§ Task brief
The listing below should be printed exactly, every line of it. Skip the pictures.

§ Raw data
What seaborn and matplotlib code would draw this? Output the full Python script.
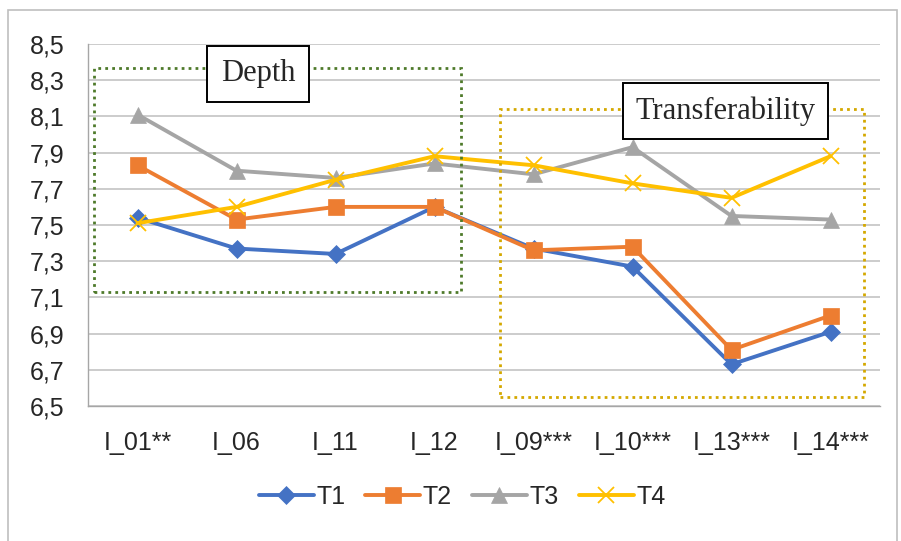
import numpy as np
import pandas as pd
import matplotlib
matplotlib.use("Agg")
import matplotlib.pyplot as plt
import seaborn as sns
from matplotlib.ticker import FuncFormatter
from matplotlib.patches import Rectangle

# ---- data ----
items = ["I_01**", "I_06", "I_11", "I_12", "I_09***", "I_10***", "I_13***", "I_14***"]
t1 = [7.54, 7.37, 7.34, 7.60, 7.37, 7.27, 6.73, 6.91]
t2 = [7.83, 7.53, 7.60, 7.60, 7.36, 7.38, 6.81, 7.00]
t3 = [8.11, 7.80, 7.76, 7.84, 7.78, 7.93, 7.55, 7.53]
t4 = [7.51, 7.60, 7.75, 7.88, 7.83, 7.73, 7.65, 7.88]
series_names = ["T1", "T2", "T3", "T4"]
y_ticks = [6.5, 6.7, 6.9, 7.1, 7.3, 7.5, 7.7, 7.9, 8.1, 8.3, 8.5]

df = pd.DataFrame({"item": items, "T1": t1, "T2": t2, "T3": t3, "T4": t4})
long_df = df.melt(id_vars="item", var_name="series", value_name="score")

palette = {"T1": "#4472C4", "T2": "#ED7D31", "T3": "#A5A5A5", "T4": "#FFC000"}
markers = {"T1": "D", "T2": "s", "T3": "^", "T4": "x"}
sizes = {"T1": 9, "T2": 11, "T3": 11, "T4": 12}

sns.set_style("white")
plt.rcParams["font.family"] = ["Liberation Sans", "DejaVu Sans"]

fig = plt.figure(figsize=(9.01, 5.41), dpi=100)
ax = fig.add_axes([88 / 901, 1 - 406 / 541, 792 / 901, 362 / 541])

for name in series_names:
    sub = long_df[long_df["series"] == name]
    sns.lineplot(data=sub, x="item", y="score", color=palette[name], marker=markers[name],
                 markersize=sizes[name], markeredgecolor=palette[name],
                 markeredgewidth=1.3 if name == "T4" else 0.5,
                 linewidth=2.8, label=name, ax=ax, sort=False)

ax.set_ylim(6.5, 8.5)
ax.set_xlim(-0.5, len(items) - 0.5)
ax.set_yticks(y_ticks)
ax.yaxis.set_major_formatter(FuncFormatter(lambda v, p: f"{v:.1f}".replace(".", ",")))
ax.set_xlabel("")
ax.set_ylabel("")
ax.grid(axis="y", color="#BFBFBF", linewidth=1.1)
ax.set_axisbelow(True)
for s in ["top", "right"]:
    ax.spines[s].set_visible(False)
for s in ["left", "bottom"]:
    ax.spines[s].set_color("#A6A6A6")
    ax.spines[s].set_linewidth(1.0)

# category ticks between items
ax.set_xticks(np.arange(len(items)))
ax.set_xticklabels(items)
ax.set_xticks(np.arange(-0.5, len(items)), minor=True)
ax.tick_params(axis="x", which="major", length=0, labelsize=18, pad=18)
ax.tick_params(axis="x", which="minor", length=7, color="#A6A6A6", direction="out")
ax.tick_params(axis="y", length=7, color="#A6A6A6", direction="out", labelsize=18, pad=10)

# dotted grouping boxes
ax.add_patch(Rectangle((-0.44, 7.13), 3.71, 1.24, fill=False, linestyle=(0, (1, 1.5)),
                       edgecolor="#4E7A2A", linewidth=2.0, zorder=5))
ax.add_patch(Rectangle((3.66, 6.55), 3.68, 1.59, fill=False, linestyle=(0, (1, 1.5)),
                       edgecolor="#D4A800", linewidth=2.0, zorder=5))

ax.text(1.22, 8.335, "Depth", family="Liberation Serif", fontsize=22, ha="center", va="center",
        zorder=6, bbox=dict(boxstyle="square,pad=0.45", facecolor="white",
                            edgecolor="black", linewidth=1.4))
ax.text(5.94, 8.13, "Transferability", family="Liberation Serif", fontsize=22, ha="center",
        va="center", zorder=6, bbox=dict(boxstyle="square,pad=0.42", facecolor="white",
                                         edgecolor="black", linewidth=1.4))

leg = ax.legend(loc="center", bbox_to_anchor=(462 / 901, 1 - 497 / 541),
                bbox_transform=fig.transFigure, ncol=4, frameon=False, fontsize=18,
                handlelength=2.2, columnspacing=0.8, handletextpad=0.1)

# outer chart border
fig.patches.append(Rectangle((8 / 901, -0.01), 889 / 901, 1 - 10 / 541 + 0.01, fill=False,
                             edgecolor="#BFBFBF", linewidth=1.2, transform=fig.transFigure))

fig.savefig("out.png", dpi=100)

§ Answer to the exercise
What seaborn and matplotlib code would draw this? Output the full Python script.
import numpy as np
import pandas as pd
import matplotlib
matplotlib.use("Agg")
import matplotlib.pyplot as plt
import seaborn as sns
from matplotlib.ticker import FuncFormatter
from matplotlib.patches import Rectangle

# ---- data ----
items = ["I_01**", "I_06", "I_11", "I_12", "I_09***", "I_10***", "I_13***", "I_14***"]
t1 = [7.54, 7.37, 7.34, 7.60, 7.37, 7.27, 6.73, 6.91]
t2 = [7.83, 7.53, 7.60, 7.60, 7.36, 7.38, 6.81, 7.00]
t3 = [8.11, 7.80, 7.76, 7.84, 7.78, 7.93, 7.55, 7.53]
t4 = [7.51, 7.60, 7.75, 7.88, 7.83, 7.73, 7.65, 7.88]
series_names = ["T1", "T2", "T3", "T4"]
y_ticks = [6.5, 6.7, 6.9, 7.1, 7.3, 7.5, 7.7, 7.9, 8.1, 8.3, 8.5]

df = pd.DataFrame({"item": items, "T1": t1, "T2": t2, "T3": t3, "T4": t4})
long_df = df.melt(id_vars="item", var_name="series", value_name="score")

palette = {"T1": "#4472C4", "T2": "#ED7D31", "T3": "#A5A5A5", "T4": "#FFC000"}
markers = {"T1": "D", "T2": "s", "T3": "^", "T4": "x"}
sizes = {"T1": 9, "T2": 11, "T3": 11, "T4": 12}

sns.set_style("white")
plt.rcParams["font.family"] = ["Liberation Sans", "DejaVu Sans"]

fig = plt.figure(figsize=(9.01, 5.41), dpi=100)
ax = fig.add_axes([88 / 901, 1 - 406 / 541, 792 / 901, 362 / 541])

for name in series_names:
    sub = long_df[long_df["series"] == name]
    sns.lineplot(data=sub, x="item", y="score", color=palette[name], marker=markers[name],
                 markersize=sizes[name], markeredgecolor=palette[name],
                 markeredgewidth=1.3 if name == "T4" else 0.5,
                 linewidth=2.8, label=name, ax=ax, sort=False)

ax.set_ylim(6.5, 8.5)
ax.set_xlim(-0.5, len(items) - 0.5)
ax.set_yticks(y_ticks)
ax.yaxis.set_major_formatter(FuncFormatter(lambda v, p: f"{v:.1f}".replace(".", ",")))
ax.set_xlabel("")
ax.set_ylabel("")
ax.grid(axis="y", color="#BFBFBF", linewidth=1.1)
ax.set_axisbelow(True)
for s in ["top", "right"]:
    ax.spines[s].set_visible(False)
for s in ["left", "bottom"]:
    ax.spines[s].set_color("#A6A6A6")
    ax.spines[s].set_linewidth(1.0)

# category ticks between items
ax.set_xticks(np.arange(len(items)))
ax.set_xticklabels(items)
ax.set_xticks(np.arange(-0.5, len(items)), minor=True)
ax.tick_params(axis="x", which="major", length=0, labelsize=18, pad=18)
ax.tick_params(axis="x", which="minor", length=7, color="#A6A6A6", direction="out")
ax.tick_params(axis="y", length=7, color="#A6A6A6", direction="out", labelsize=18, pad=10)

# dotted grouping boxes
ax.add_patch(Rectangle((-0.44, 7.13), 3.71, 1.24, fill=False, linestyle=(0, (1, 1.5)),
                       edgecolor="#4E7A2A", linewidth=2.0, zorder=5))
ax.add_patch(Rectangle((3.66, 6.55), 3.68, 1.59, fill=False, linestyle=(0, (1, 1.5)),
                       edgecolor="#D4A800", linewidth=2.0, zorder=5))

ax.text(1.22, 8.335, "Depth", family="Liberation Serif", fontsize=22, ha="center", va="center",
        zorder=6, bbox=dict(boxstyle="square,pad=0.45", facecolor="white",
                            edgecolor="black", linewidth=1.4))
ax.text(5.94, 8.13, "Transferability", family="Liberation Serif", fontsize=22, ha="center",
        va="center", zorder=6, bbox=dict(boxstyle="square,pad=0.42", facecolor="white",
                                         edgecolor="black", linewidth=1.4))

leg = ax.legend(loc="center", bbox_to_anchor=(462 / 901, 1 - 497 / 541),
                bbox_transform=fig.transFigure, ncol=4, frameon=False, fontsize=18,
                handlelength=2.2, columnspacing=0.8, handletextpad=0.1)

# outer chart border
fig.patches.append(Rectangle((8 / 901, -0.01), 889 / 901, 1 - 10 / 541 + 0.01, fill=False,
                             edgecolor="#BFBFBF", linewidth=1.2, transform=fig.transFigure))

fig.savefig("out.png", dpi=100)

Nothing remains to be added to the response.